Este fato histórico permite perguntar: se desde esse momento os modos de transmissão de informações só se intensificaram, adquiriram novas formas e maior complexidade, não seria o caso de manter o jornalismo nessa estrutura? Este é um bom tipo de questionamento que textos sobre a história de um campo permitem.

Voltando especificamente à pós-graduação e à questão da organização da pesquisa acadêmica nos EUA, enquanto uma das matrizes do pensamento jornalístico brasileiro, é possível acreditar que o modelo de instituição interdisciplinar do campo nesse país tenha tido influência no Brasil. Esse aspecto também é muito interessante por ressaltar como a estrutura de "programa interdisciplinar" colocou-se para os pesquisadores em Comunicação, ou pelo menos parte deles, logo como uma proposta capaz de permitir um intercâmbio de saberes para o conhecimento mais efetivo de uma dada realidade. É significativo que o exemplo dado no texto (os estudos regionais, vide Melo, 1975, 23) seja o mesmo que dá Wallerstein (em Para abrir as ciências sociais), muito depois, ao falar sobre os pesquisadores que procuraram fugir da departamentalização relacionada mais com as lutas de poder e constituição de áreas de mando do que com o conhecimento efetivo.
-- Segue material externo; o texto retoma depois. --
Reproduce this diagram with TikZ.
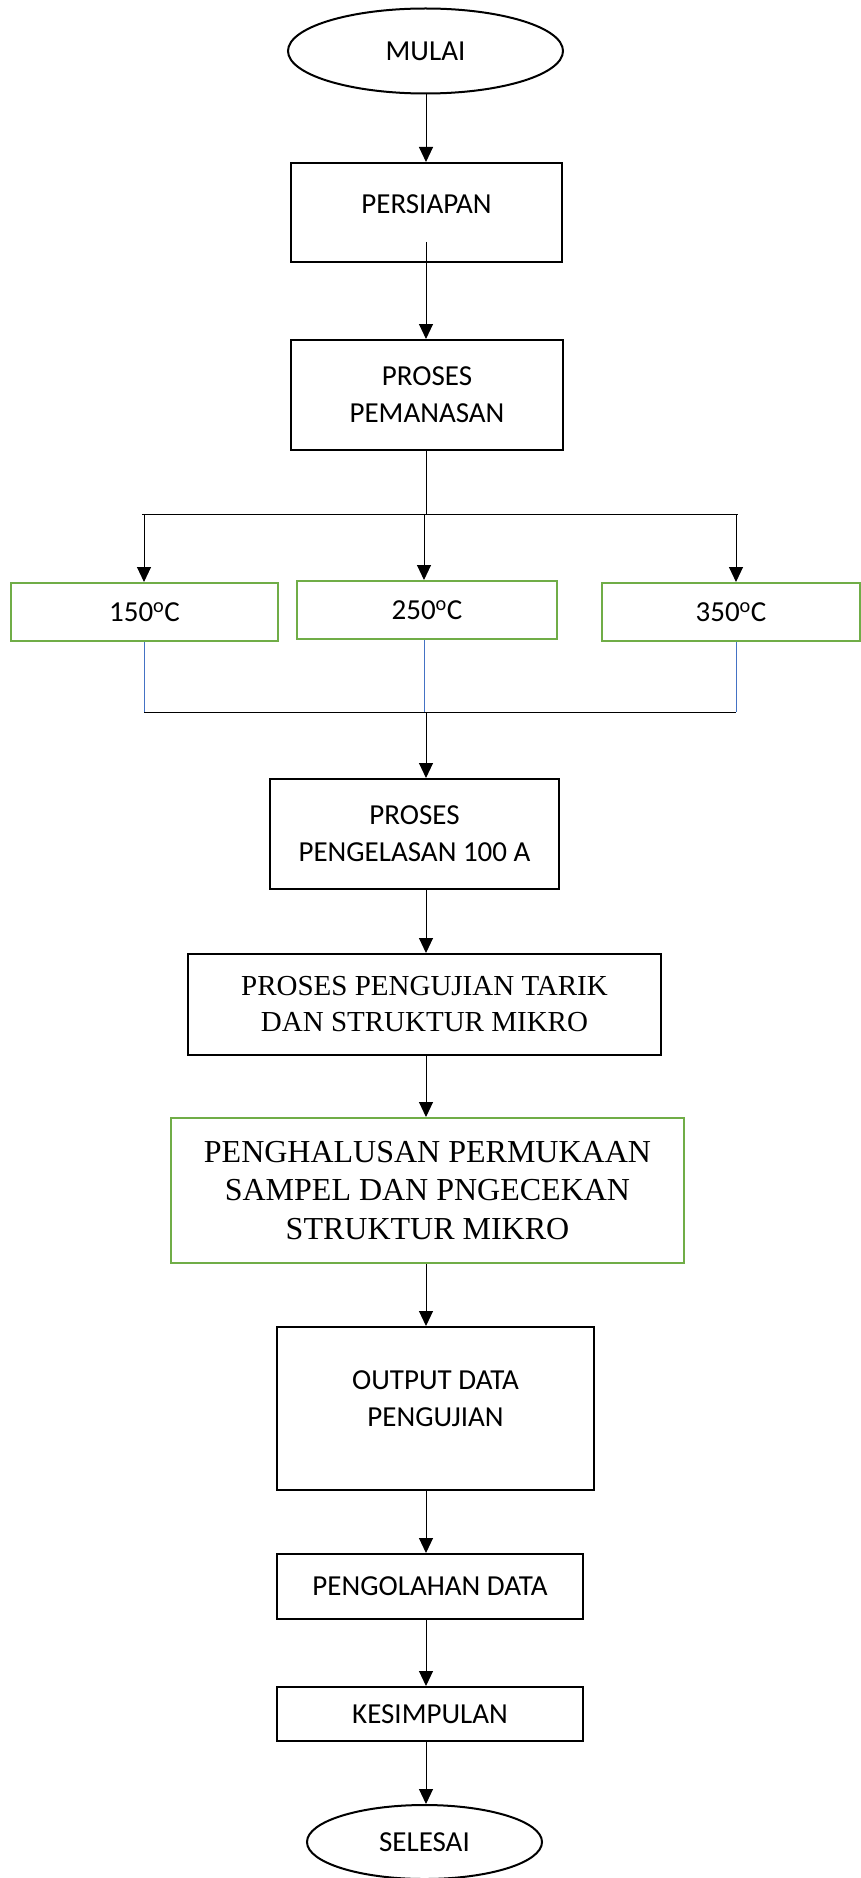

É certo que o panorama de institucionalização da pós-graduação em comunicação e jornalismo nos EUA já era bastante avançado na década de 70 passada. Mesmo que relembremos a dupla natureza da pós-graduação neste país (profissional e acadêmica) isso teve natural impacto na liderança dos EUA na pesquisa na área, cujo pioneirismo internacional é reconhecido. Nesse sentido, o verdadeiro "programa" que Melo (1975) propôs ao destacar aspectos potencialmente aplicáveis do sistema dos EUA à realidade latino-americana revela-se um modelo, de fato, em parte utilizado, e com bons resultados. É possível pensar, pelos menos ou principalmente nas Universidades, em aspectos como a questão da "organização curricular" ou da "orientação interdisciplinar", discutidas no texto, como idealizações que a comunidade acadêmica em Comunicação que foi se formando no Brasil adotou, é claro, mesclando tais parâmetros à influência européia também.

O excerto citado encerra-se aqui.